Key Stakeholders: UT, CCI & PU – What Do All These Acronyms Mean?

There are few stakeholders who have been participating in this project since the beginning. Here is a quick overlook on the ones that made our research possible:

Urbantransitioners Ry

We wouldn’t be in this project if there was no Urbantransitioners. Urbantransitioners is a NGO founded by three former Aalto University students, including our mentor Zita Floret. Like our U R IN: Team, this collective is also multidisciplinary and international. The entity works to facilitate “smoother urban transitions” within low-income settlements, and helps the communities to build themselves a more sustainable future (Urbantransitioners Ry, 2017). Urbantransitioners initiated this project along with Huussi Ry and CCI (more info below) in 2013, and without their commitment and hard work, you wouldn’t be reading this post now. You can learn more about them on their webpage and find out how to contribute to their work – or even collaborate with them!

CCI

Centre for Community Initiatives, commonly known as CCI, is a Dar es Salaam -based NGO that works for and with the poor communities in both, rural and urban areas in Tanzania. One of their key activity is to provide micro-saving schemes and loans for people in the settlements, and with the loans the people have been able to buy EcoSan dry toilets for example. In addition, CCI’s engineers have been working closely with the communities in the field to make this project successful. Besides sanitation, CCI focuses on climate change, HIV/AIDS, and housing related projects to name a few. More information can be found on their webpage.

During our field trip, CCI was the closest stakeholder that was along us the whole journey: we started the trip with their presentation on their work, and ended it with a presentation on our findings for them. During the trip, we got valuable information and insights from many CCI employees, as well as help from skilled translators. They connected us to the settlements and made our workshops possible by inviting important stakeholders, such as authorities, farmers, and toilet users to participate. Many thanks for making it all happen!

PU

We had the pleasure to get to know PHAST Ujenzi (Participatory Hygiene and Social Transformation, ujenzi = construction in Swahili) groups in the settlements we visited. These groups are mostly comprised of women and they are central actors in this project: they are responsible for the marketing and construction of the toilets in the settlements. In the initial project, PU members were trained, and they acquired skills to plan, construct, and maintain the toilets. Before the trip, we were very excited to meet these members since we had heard so much great things about them – and they truly were amazing people! It was impressive to see their willingness to act and how empowered they were. They certainly took their audience in our workshops and convinced a lot of people of the advantages of EcoSan toilets. It was a pleasure to get to know and work with the PU members, and I bet we all learned a thing or two from them.

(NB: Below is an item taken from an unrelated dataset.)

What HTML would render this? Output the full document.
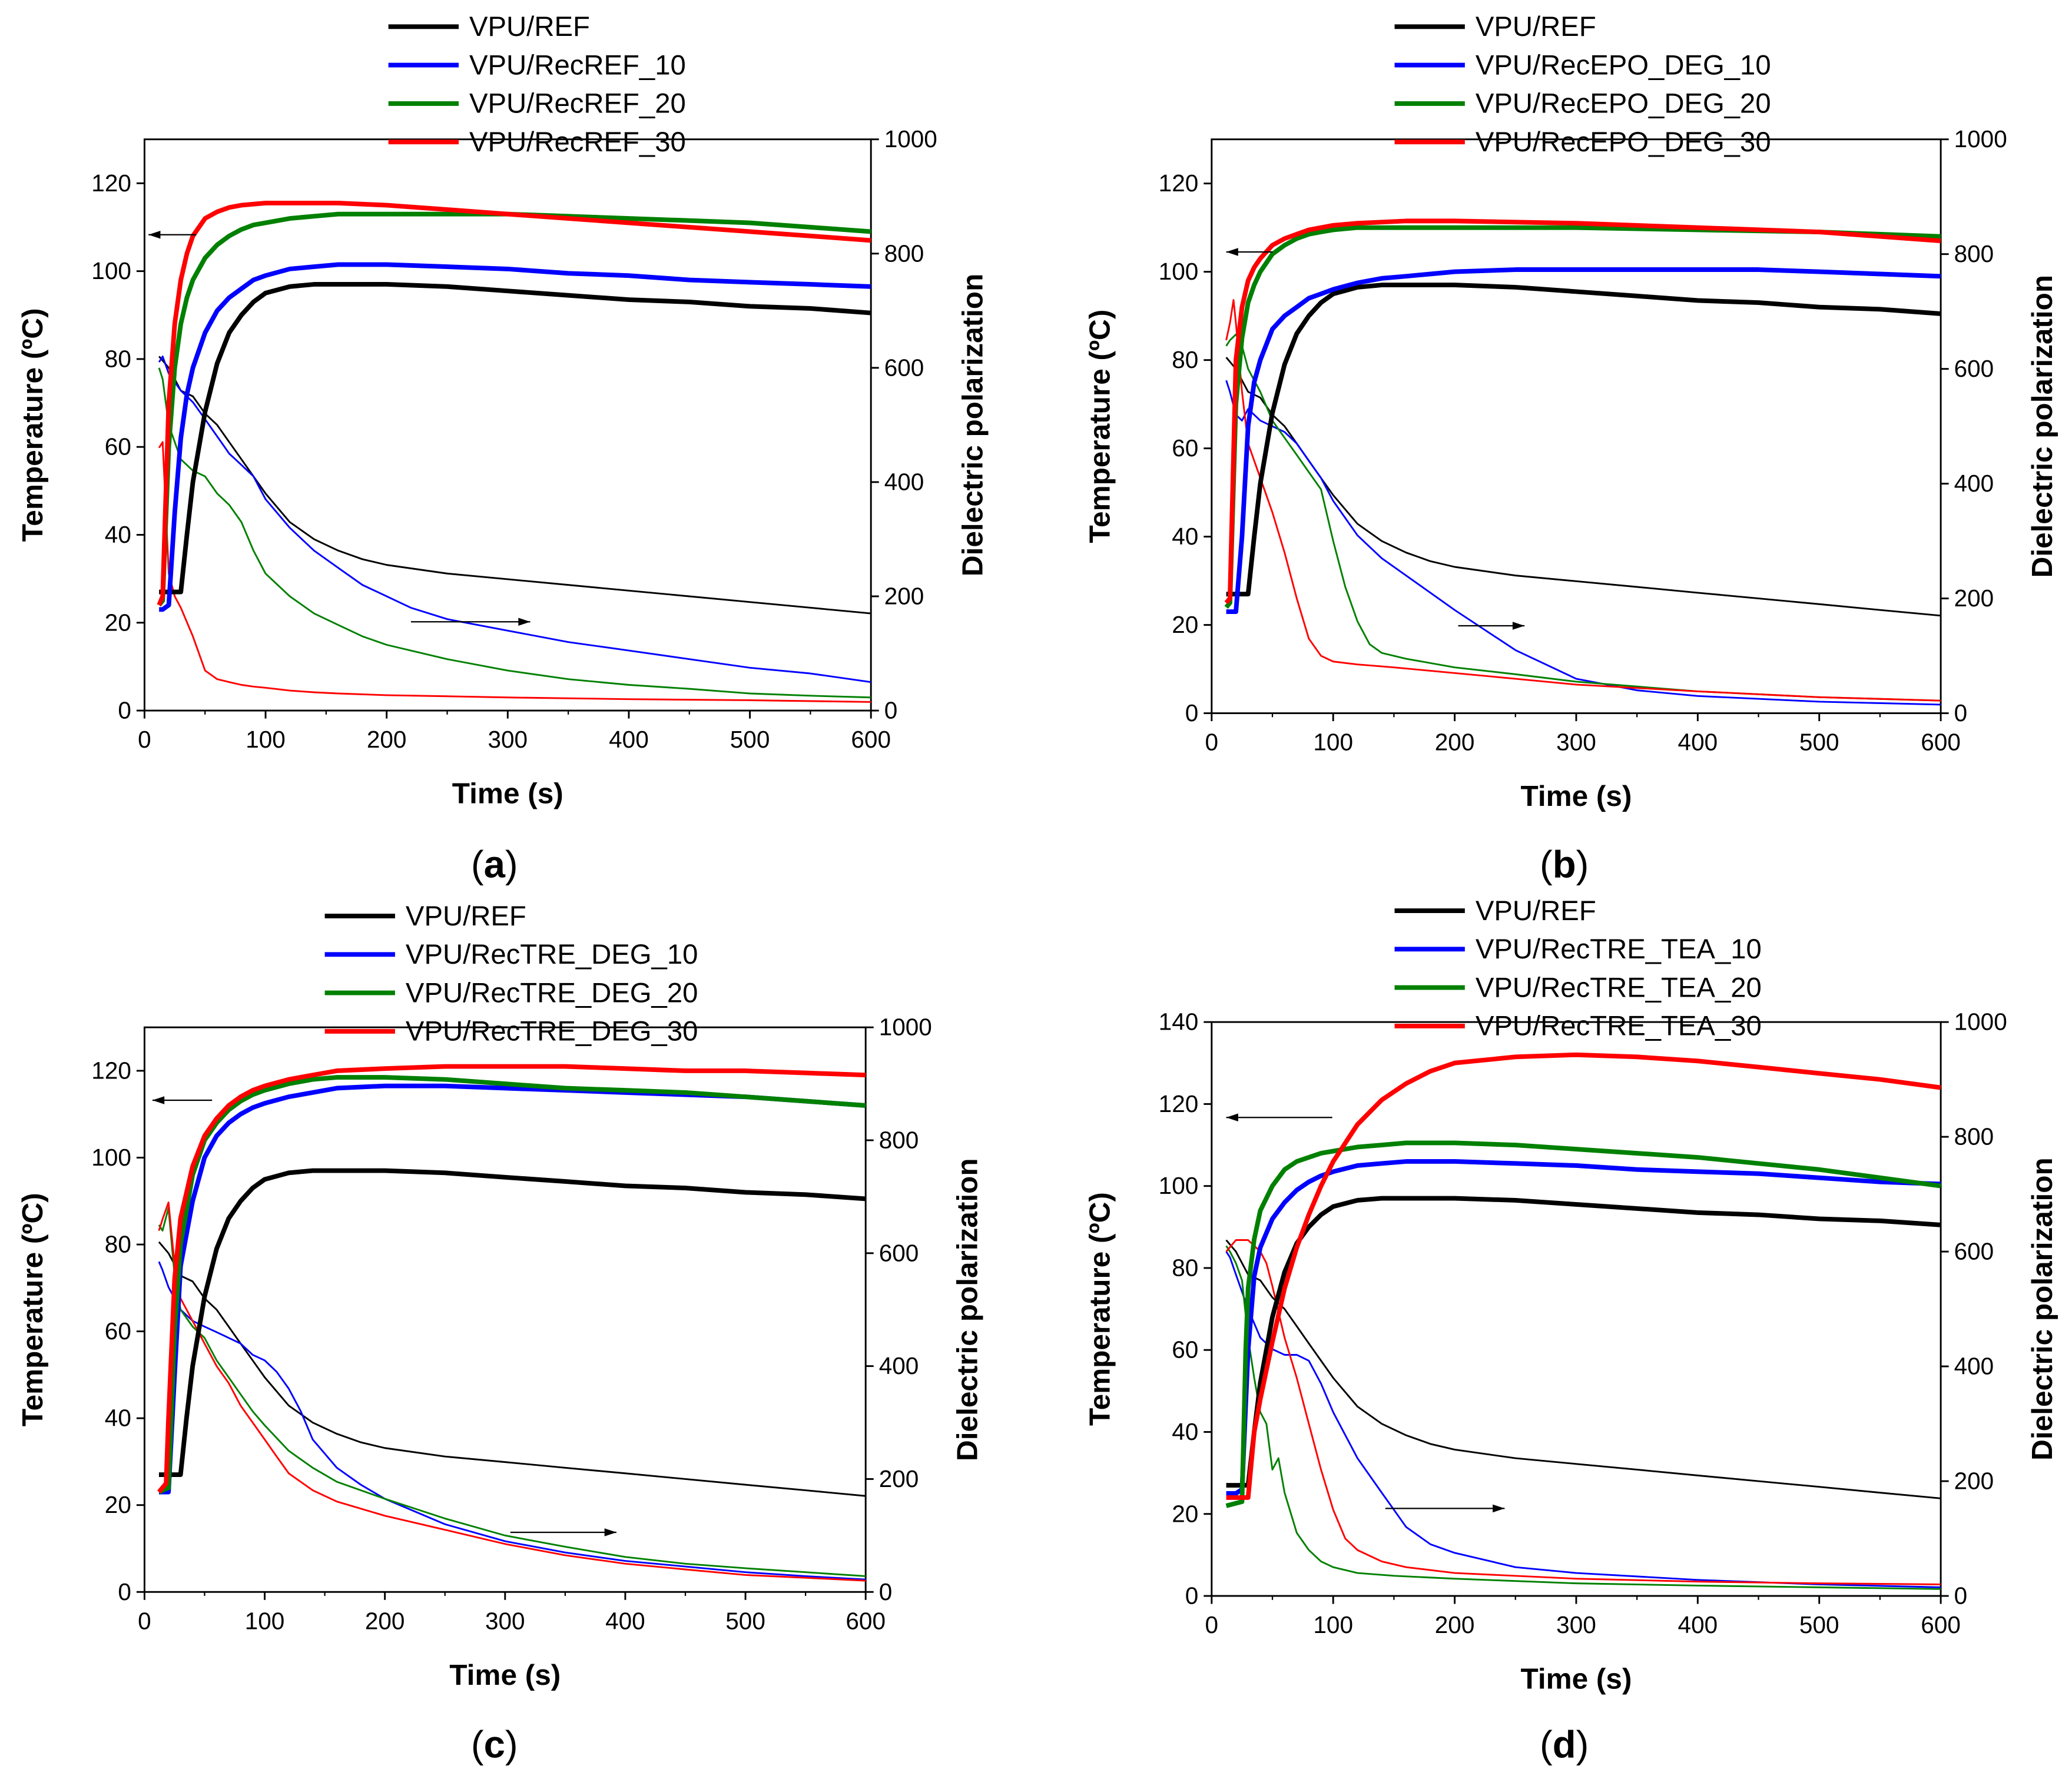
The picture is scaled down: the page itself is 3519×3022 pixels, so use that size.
<!DOCTYPE html>
<html><head><meta charset="utf-8"><style>
html,body{margin:0;padding:0;background:#fff}
svg{display:block}
text{font-family:"Liberation Sans",Arial,sans-serif}
</style></head><body>
<svg id="fig" xmlns="http://www.w3.org/2000/svg" width="3519" height="3022" viewBox="0 0 1563 1342"></svg>
<script>
// ---------- DATA (time s, value) ----------
const refTemp=[[12,27],[20,27],[25,27],[30,27],[35,40],[40,52],[50,68],[60,79],[70,86],[80,90],[90,93],[100,95],[120,96.5],[140,97],[160,97],[200,97],[250,96.5],[300,95.5],[350,94.5],[400,93.5],[450,93],[500,92],[550,91.5],[600,90.5]];
const refDiel=[[12,620],[20,600],[30,560],[40,550],[50,520],[60,500],[70,470],[80,440],[90,410],[100,380],[120,330],[140,300],[160,280],[180,265],[200,255],[250,240],[300,230],[350,220],[400,210],[450,200],[500,190],[550,180],[600,170]];

const aBlueT=[[12,23],[15,23],[20,24],[25,45],[30,62],[35,72],[40,78],[50,86],[60,91],[70,94],[80,96],[90,98],[100,99],[120,100.5],[140,101],[160,101.5],[200,101.5],[250,101],[300,100.5],[350,99.5],[400,99],[450,98],[500,97.5],[550,97],[600,96.5]];
const aGreenT=[[12,24],[15,25],[20,60],[25,78],[30,88],[35,94],[40,98],[50,103],[60,106],[70,108],[80,109.5],[90,110.5],[100,111],[120,112],[140,112.5],[160,113],[200,113],[300,113],[350,112.5],[400,112],[450,111.5],[500,111],[550,110],[600,109]];
const aRedT=[[12,24],[15,26],[20,70],[25,88],[30,98],[35,104],[40,108],[50,112],[60,113.5],[70,114.5],[80,115],[100,115.5],[160,115.5],[200,115],[250,114],[300,113],[350,112],[400,111],[450,110],[500,109],[550,108],[600,107]];
const aBlueD=[[12,610],[15,620],[20,590],[30,560],[40,540],[50,510],[60,480],[70,450],[80,430],[90,410],[100,370],[120,320],[140,280],[160,250],[180,220],[200,200],[220,180],[250,160],[300,140],[350,120],[400,105],[450,90],[500,75],[550,65],[600,50]];
const aGreenD=[[12,600],[15,580],[20,500],[30,440],[40,420],[50,410],[60,380],[70,360],[80,330],[90,280],[100,240],[120,200],[140,170],[160,150],[180,130],[200,115],[250,90],[300,70],[350,55],[400,45],[450,38],[500,30],[550,26],[600,23]];
const aRedD=[[12,460],[15,470],[20,240],[25,200],[30,180],[40,130],[50,70],[60,55],[70,50],[80,45],[90,42],[100,40],[120,35],[140,32],[160,30],[200,27],[250,25],[300,23],[400,20],[500,18],[600,15]];

const bBlueT=[[12,23],[20,23],[25,40],[30,65],[35,75],[40,80],[50,87],[60,90],[70,92],[80,94],[90,95],[100,96],[120,97.5],[140,98.5],[160,99],[180,99.5],[200,100],[250,100.5],[450,100.5],[500,100],[550,99.5],[600,99]];
const bGreenT=[[12,24],[15,25],[20,70],[25,85],[30,93],[35,97],[40,100],[50,104],[60,106],[70,107.5],[80,108.5],[90,109],[100,109.5],[120,110],[300,110],[400,109.5],[500,109],[600,108]];
const bRedT=[[12,25],[15,26],[20,80],[25,92],[30,98],[35,101],[40,103],[50,106],[60,107.5],[70,108.5],[80,109.5],[90,110],[100,110.5],[120,111],[160,111.5],[200,111.5],[300,111],[400,110],[500,109],[600,107]];
const bBlueD=[[12,580],[15,560],[20,520],[25,510],[30,530],[40,510],[50,500],[60,490],[70,470],[80,440],[90,410],[100,370],[120,310],[140,270],[160,240],[180,210],[200,180],[250,110],[300,60],[350,40],[400,30],[500,20],[600,15]];
const bGreenD=[[12,640],[15,650],[20,660],[25,640],[30,600],[40,560],[50,510],[60,480],[70,450],[80,420],[90,390],[100,300],[110,220],[120,160],[130,120],[140,105],[160,95],[200,80],[250,68],[300,55],[400,38],[500,28],[600,22]];
const bRedD=[[12,650],[15,680],[18,720],[20,680],[25,560],[30,470],[40,410],[50,350],[60,280],[70,200],[80,130],[90,100],[100,90],[120,85],[150,80],[200,70],[250,60],[300,50],[400,38],[500,28],[600,22]];

const cBlueT=[[12,23],[20,23],[25,50],[30,75],[40,90],[50,100],[60,105],[70,108],[80,110],[90,111.5],[100,112.5],[120,114],[140,115],[160,116],[200,116.5],[250,116.5],[300,116],[350,115.5],[400,115],[450,114.5],[500,114],[550,113],[600,112]];
const cGreenT=[[12,23],[20,24],[25,60],[30,80],[40,96],[50,104],[60,108],[70,111],[80,113],[90,114.5],[100,115.5],[120,117],[140,118],[160,118.5],[200,118.5],[250,118],[300,117],[350,116],[400,115.5],[450,115],[500,114],[550,113],[600,112]];
const cRedT=[[12,23],[18,25],[20,40],[25,72],[30,86],[40,98],[50,105],[60,109],[70,112],[80,114],[90,115.5],[100,116.5],[120,118],[140,119],[160,120],[200,120.5],[250,121],[350,121],[400,120.5],[450,120],[500,120],[550,119.5],[600,119]];
const cBlueD=[[12,585],[15,570],[20,540],[30,500],[40,480],[50,470],[60,460],[70,450],[80,440],[90,420],[100,410],[110,390],[120,360],[130,320],[140,270],[160,220],[180,190],[200,165],[250,120],[300,90],[350,70],[400,55],[450,45],[500,35],[550,28],[600,22]];
const cGreenD=[[12,650],[15,640],[20,680],[25,560],[30,500],[40,470],[50,450],[60,410],[70,380],[80,350],[90,320],[100,295],[120,250],[140,220],[160,195],[200,165],[250,130],[300,100],[350,80],[400,62],[450,50],[500,42],[550,35],[600,28]];
const cRedD=[[12,640],[15,660],[20,690],[25,580],[30,520],[40,480],[50,440],[60,400],[70,370],[80,330],[90,300],[100,270],[110,240],[120,210],[140,180],[160,160],[200,135],[250,110],[300,85],[350,65],[400,50],[450,40],[500,30],[550,25],[600,20]];

const dBlueT=[[12,25],[20,25],[25,26],[30,60],[35,78],[40,85],[50,92],[60,96],[70,99],[80,101],[90,102.5],[100,103.5],[120,105],[140,105.5],[160,106],[200,106],[250,105.5],[300,105],[350,104],[400,103.5],[450,103],[500,102],[550,101],[600,100.5]];
const dGreenT=[[12,22],[25,23],[28,60],[30,75],[35,87],[40,94],[50,100],[60,104],[70,106],[80,107],[90,108],[100,108.5],[120,109.5],[140,110],[160,110.5],[200,110.5],[250,110],[300,109],[350,108],[400,107],[450,105.5],[500,104],[550,102],[600,100]];
const dRedT=[[12,24],[30,24],[35,40],[40,48],[50,62],[60,75],[70,85],[80,93],[90,100],[100,106],[120,115],[140,121],[160,125],[180,128],[200,130],[250,131.5],[300,132],[350,131.5],[400,130.5],[450,129],[500,127.5],[550,126],[600,124]];
const dBlueD=[[12,600],[15,590],[20,560],[25,530],[30,500],[40,450],[50,430],[60,420],[70,420],[80,410],[90,370],[100,320],[120,240],[140,180],[150,150],[160,120],[180,90],[200,75],[250,50],[300,40],[400,28],[500,20],[600,15]];
const dGreenD=[[12,610],[15,600],[20,580],[25,550],[30,450],[35,380],[40,320],[45,300],[50,220],[55,240],[60,180],[70,110],[80,80],[90,60],[100,50],[120,40],[150,35],[200,30],[300,22],[400,18],[500,15],[600,12]];
const dRedD=[[12,600],[20,620],[30,620],[40,600],[45,580],[50,540],[60,450],[70,380],[80,300],[90,220],[100,150],[110,100],[120,80],[140,60],[160,50],[200,40],[300,30],[400,25],[500,22],[600,20]];

const xTicks=[0,100,200,300,400,500,600];
const rightTicks=[0,200,400,600,800,1000];
const legendA=["VPU/REF","VPU/RecREF_10","VPU/RecREF_20","VPU/RecREF_30"];
const legendB=["VPU/REF","VPU/RecEPO_DEG_10","VPU/RecEPO_DEG_20","VPU/RecEPO_DEG_30"];
const legendC=["VPU/REF","VPU/RecTRE_DEG_10","VPU/RecTRE_DEG_20","VPU/RecTRE_DEG_30"];
const legendD=["VPU/REF","VPU/RecTRE_TEA_10","VPU/RecTRE_TEA_20","VPU/RecTRE_TEA_30"];
const colors=["#000000","#0000ff","#008000","#ff0000"];

// ---------- DRAW ----------
const NS="http://www.w3.org/2000/svg";
const svg=document.getElementById('fig');
function mk(tag,attrs,parent,txt){const e=document.createElementNS(NS,tag);for(const k in attrs)e.setAttribute(k,attrs[k]);if(txt!==undefined)e.textContent=txt;(parent||svg).appendChild(e);return e;}

const panels=[
 {id:'a',x0:109,x1:657,yb:536,yt:105,lmax:130,lticks:[0,20,40,60,80,100,120],legend:legendA,lx:293,ly:20,temps:[refTemp,aBlueT,aGreenT,aRedT],diels:[refDiel,aBlueD,aGreenD,aRedD],arL:[148,112,177],arR:[310,400,469],cap:[373,652]},
 {id:'b',x0:914,x1:1464,yb:538,yt:105,lmax:130,lticks:[0,20,40,60,80,100,120],legend:legendB,lx:1052,ly:20,temps:[refTemp,bBlueT,bGreenT,bRedT],diels:[refDiel,bBlueD,bGreenD,bRedD],arL:[960,925,190],arR:[1100,1150,472],cap:[1180,652]},
 {id:'c',x0:109,x1:653,yb:1201,yt:775,lmax:130,lticks:[0,20,40,60,80,100,120],legend:legendC,lx:245,ly:691,temps:[refTemp,cBlueT,cGreenT,cRedT],diels:[refDiel,cBlueD,cGreenD,cRedD],arL:[160,115,830],arR:[385,465,1156],cap:[373,1316]},
 {id:'d',x0:914,x1:1464,yb:1204,yt:771,lmax:140,lticks:[0,20,40,60,80,100,120,140],legend:legendD,lx:1052,ly:687,temps:[refTemp,dBlueT,dGreenT,dRedT],diels:[refDiel,dBlueD,dGreenD,dRedD],arL:[1005,925,843],arR:[1045,1135,1138],cap:[1180,1316]}
];
const sNames=['ref','10','20','30'];

panels.forEach(p=>{
 const g=mk('g',{});
 
 
 const X=t=>p.x0+(p.x1-p.x0)*t/600;
 const YL=v=>p.yb-(p.yb-p.yt)*v/p.lmax;
 const YR=v=>p.yb-(p.yb-p.yt)*v/1000;
 const box=mk('rect',{x:p.x0,y:p.yt,width:p.x1-p.x0,height:p.yb-p.yt,fill:'none',stroke:'#000','stroke-width':1.3},g);
 
 
 xTicks.forEach(t=>{
  mk('line',{x1:X(t),x2:X(t),y1:p.yb,y2:p.yb+6,stroke:'#000','stroke-width':1.3},g);
  if(t<600) mk('line',{x1:X(t+50),x2:X(t+50),y1:p.yb,y2:p.yb+3,stroke:'#000','stroke-width':1},g);
  const tl=mk('text',{x:X(t),y:p.yb+28,'font-size':18,'text-anchor':'middle'},g,t);
  
  
 });
 p.lticks.forEach(v=>{
  mk('line',{x1:p.x0-6,x2:p.x0,y1:YL(v),y2:YL(v),stroke:'#000','stroke-width':1.3},g);
  const tl=mk('text',{x:p.x0-10,y:YL(v)+6,'font-size':18,'text-anchor':'end'},g,v);
  
  
 });
 rightTicks.forEach(v=>{
  mk('line',{x1:p.x1,x2:p.x1+6,y1:YR(v),y2:YR(v),stroke:'#000','stroke-width':1.3},g);
  const tl=mk('text',{x:p.x1+10,y:YR(v)+6,'font-size':18},g,v);
  
  
 });
 const cy=(p.yb+p.yt)/2;
 const xt=mk('text',{x:(p.x0+p.x1)/2,y:p.yb+70,'font-size':22,'font-weight':'bold','text-anchor':'middle'},g,'Time (s)');
 
 
 const lt=mk('text',{x:0,y:0,'font-size':22,'font-weight':'bold','text-anchor':'middle',transform:`translate(${p.x0-77},${cy}) rotate(-90)`},g,'Temperature (ºC)');
 
 
 const rt=mk('text',{x:0,y:0,'font-size':22,'font-weight':'bold','text-anchor':'middle',transform:`translate(${p.x1+84},${cy}) rotate(-90)`},g,'Dielectric polarization');
 
 
 const path=(arr,Y)=>arr.map((d,i)=>(i?'L':'M')+X(d[0]).toFixed(1)+','+Y(d[1]).toFixed(1)).join(' ');
 p.diels.forEach((s,i)=>{
  const e=mk('path',{d:path(s,YR),fill:'none',stroke:colors[i],'stroke-width':1.3,'stroke-linejoin':'round'},g);
  
  
 });
 p.temps.forEach((s,i)=>{
  const e=mk('path',{d:path(s,YL),fill:'none',stroke:colors[i],'stroke-width':3.5,'stroke-linejoin':'round'},g);
  
  
 });
 [[p.arL,'left-axis-arrow'],[p.arR,'right-axis-arrow']].forEach(([a,n])=>{
  const ag=mk('g',{},g);
  
  
  const [xa,xb,y]=a;const dir=xb>xa?1:-1;
  mk('line',{x1:xa,x2:xb,y1:y,y2:y,stroke:'#000','stroke-width':1},ag);
  mk('path',{d:`M${xb},${y} L${xb-dir*9},${y-3} L${xb-dir*9},${y+3} Z`,fill:'#000'},ag);
 });
 p.legend.forEach((name,i)=>{
  const lg=mk('g',{},g);
  
  
  const y=p.ly+i*29;
  mk('line',{x1:p.lx,x2:p.lx+53,y1:y,y2:y,stroke:colors[i],'stroke-width':3.5},lg);
  mk('text',{x:p.lx+61,y:y+7,'font-size':21},lg,name);
 });
 const cap=mk('text',{x:p.cap[0],y:p.cap[1]+10,'font-size':29,'text-anchor':'middle','font-family':'Liberation Serif, serif'},g);
 
 
 cap.textContent='(';
 mk('tspan',{'font-weight':'bold'},cap,p.id);
 mk('tspan',{},cap,')');
});
</script>
</body></html>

Other stakeholders that we met during our field trip included e.g. farmers and toilet users who participated in our workshops. It was off importance to hear their insights on using the toilets and urine as fertilizer. We learned for example that urine has worked even as a pesticide!

As said, it was a pleasure working with all these brilliant people who are involved in this project somehow. We’re eager to see how this projects evolve, and how especially the PU members gain more skills and independence. So good luck for next year’s team, it’ll be a pleasure for you too!